Monday, February 20, 2006

The rambly state of my life

Lordy, lordy, lordy.

We're busy at home, re-arranging the entire apartment two rooms at a time. Which is a mess, and stress, and means that I have lost two weekends in a row to this, with little else to show for it.

We're busy at work, and I'm stealing time to update because it's been one emergency after another here for weeks at a time, and I'm desperately tired of it.

It's bitterly cold here, and yet we keep walking places, bundled up with three or four layers of clothes. My Hub keeps turning on the electric radiator instead of putting on socks and a sweatshirt, and I'm thinking that a discussion about the electric bill is coming up soon. Yes, I have turned into my father, why do you ask?
On the up side, I got my exam for life-insurance purposes this morning, and in spite of the indignity of having to pee in a cup and the ick factor of having blood taken (I'm terribly squeamish about my veins; I sometimes think that I put on weight just to encase them in a protective sheath of fat), I learned two fun things. First of all, I'm an inch taller than the last time I was measured, which was something like fifteen years ago. I can only assume that either I had a lousy measurement that time, or that I got the number wrong in my head and have been quoting it wrongly ever since, or that I had a tiny growth spurt in late adolescence. Five three and a half in my bare feet! Huzzah!

Second thing was that I was weighed, wearing clothes, and that came out lighter than the last time that I weighed myself naked. Either I'm losing weight in tiny increments (possible) via the I'm Doing The Best I Can Under These Circumstances plan, or I'm at least maintaining. I'm not gaining, and haven't gained since October: this is good. I'd very much like to get rid of these excess 15 pounds, but I'd rather have them creep off at a snail's pace than to do something drastic (which, as we all know, makes me crazy). So, that's okay.

The life insurance, by the way, is another step we're taking toward the eventual possibility of having a baby. Easier to buy insurance for me now than later, and lord knows that if something goes wrong with the pregnancy I'd want my Hub taken care of, particularly if he ends up with a baby and no wife. I don't think that would happen, but it's comforting to have a solution in place, anyway.

I made another Kathleen Daelmanns recipe for my Hub yesterday, involving the complete dismantling and skinning of a whole chicken. Seriously, I stripped off the skin (and yelped "Oh my God, now the chicken's NAKED!"), stripped the meat off the bones, stuck all the bones in a bag for future stock preparation, and cooked the meat. Egad. I'm still kind of weirded out by that, though. Every time I dismantle a chicken I have to sit and think for a while about whether or not I really want to keep doing this carnivore thing. Vegetarianism has started to look very, very good.
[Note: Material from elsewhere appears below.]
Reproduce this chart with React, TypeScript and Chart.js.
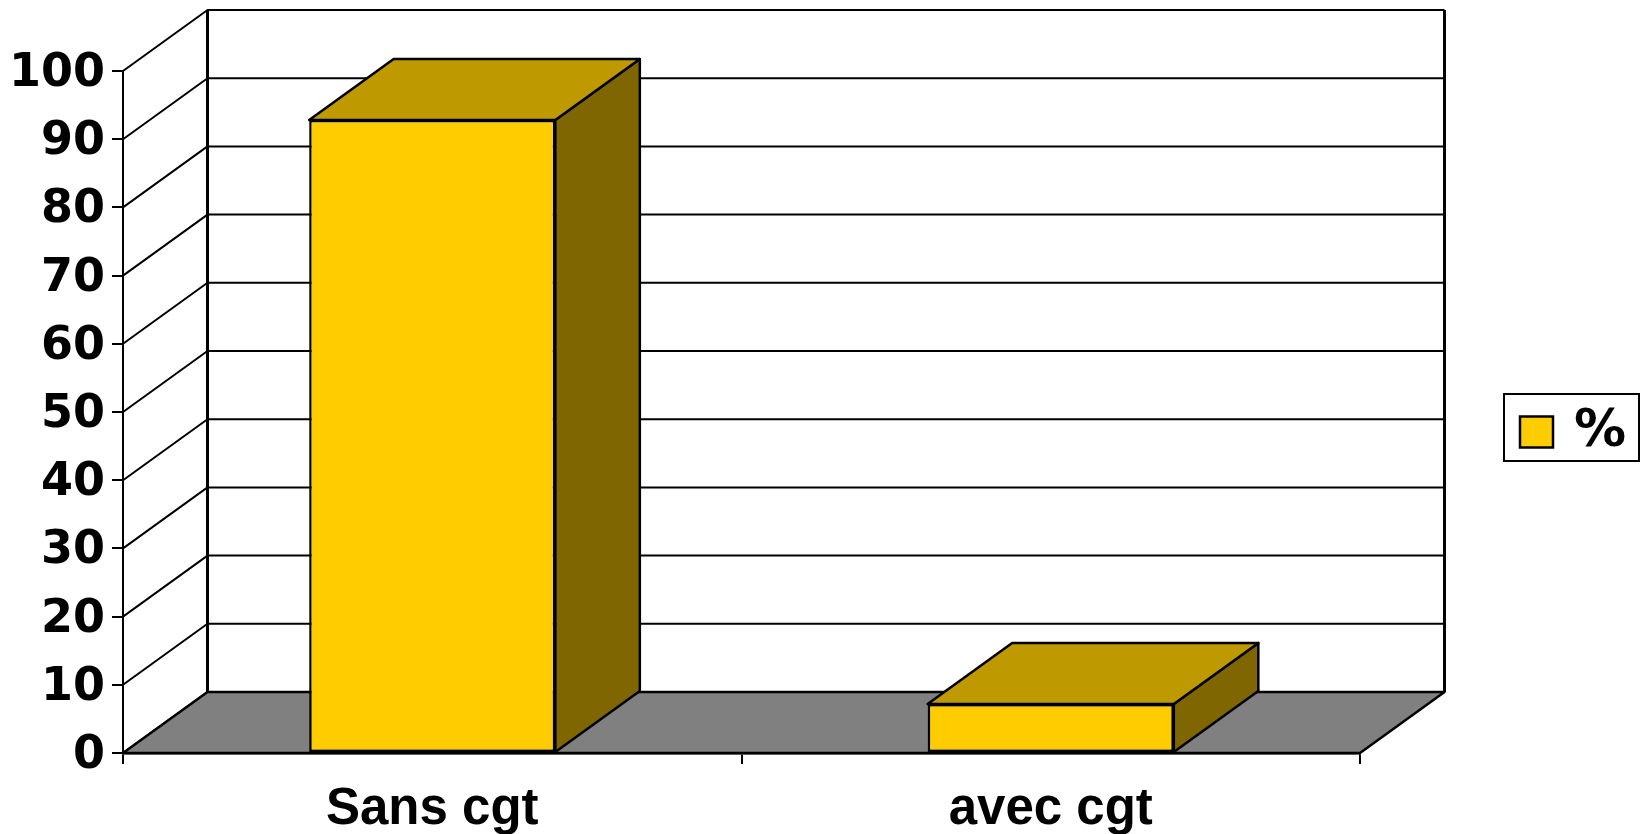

I have very few qualms about dismantling vegetables and legumes and fruits and mushrooms. My sister and my best friend have both been vegetarians for years-- ovo-lacto-- and I keep thinking that really, that sounds about right. Dunno. I might start leaning that direction, see what happens.

I've honestly been trying to remember the exact information for my slaws, but what the hell, I threw them together to taste, so you can, too. For the beet & carrot one, I used shredded beets (raw and peeled, although about half of the ones I had on hand were pre-roasted so I used those, and it wasn't a problem), shredded carrots (peeled first), coarse salt, fresh-ground black pepper, a bit of olive oil, a bunch of freshly grated ginger, red wine vinegar, and three components from a mashed-up orange: zest, juice, and pulp. There may be something else in there, but that was what I had; combine everything but the veggies first and taste it until it seems like something you'd like. You may want to rinse and drain the shredded beets, because OH MY GOD the beet juice gets everywhere, it's like a crime scene.

The other one was shredded carrots, shredded radishes, and shredded peeled broccoli stems (which I had on hand, and which I'm inordinately fond of), with much the same sauce, only I used sesame oil instead of olive oil, and didn't have the orange involved. It's total confetti, red and pink and orange and pale green all over.

I must make zucchini hash again, now that I have such a swift way to make it. Oh, and definitely must try the parsnip/spinach/artichoke cassarole again. Hooray for the food processor!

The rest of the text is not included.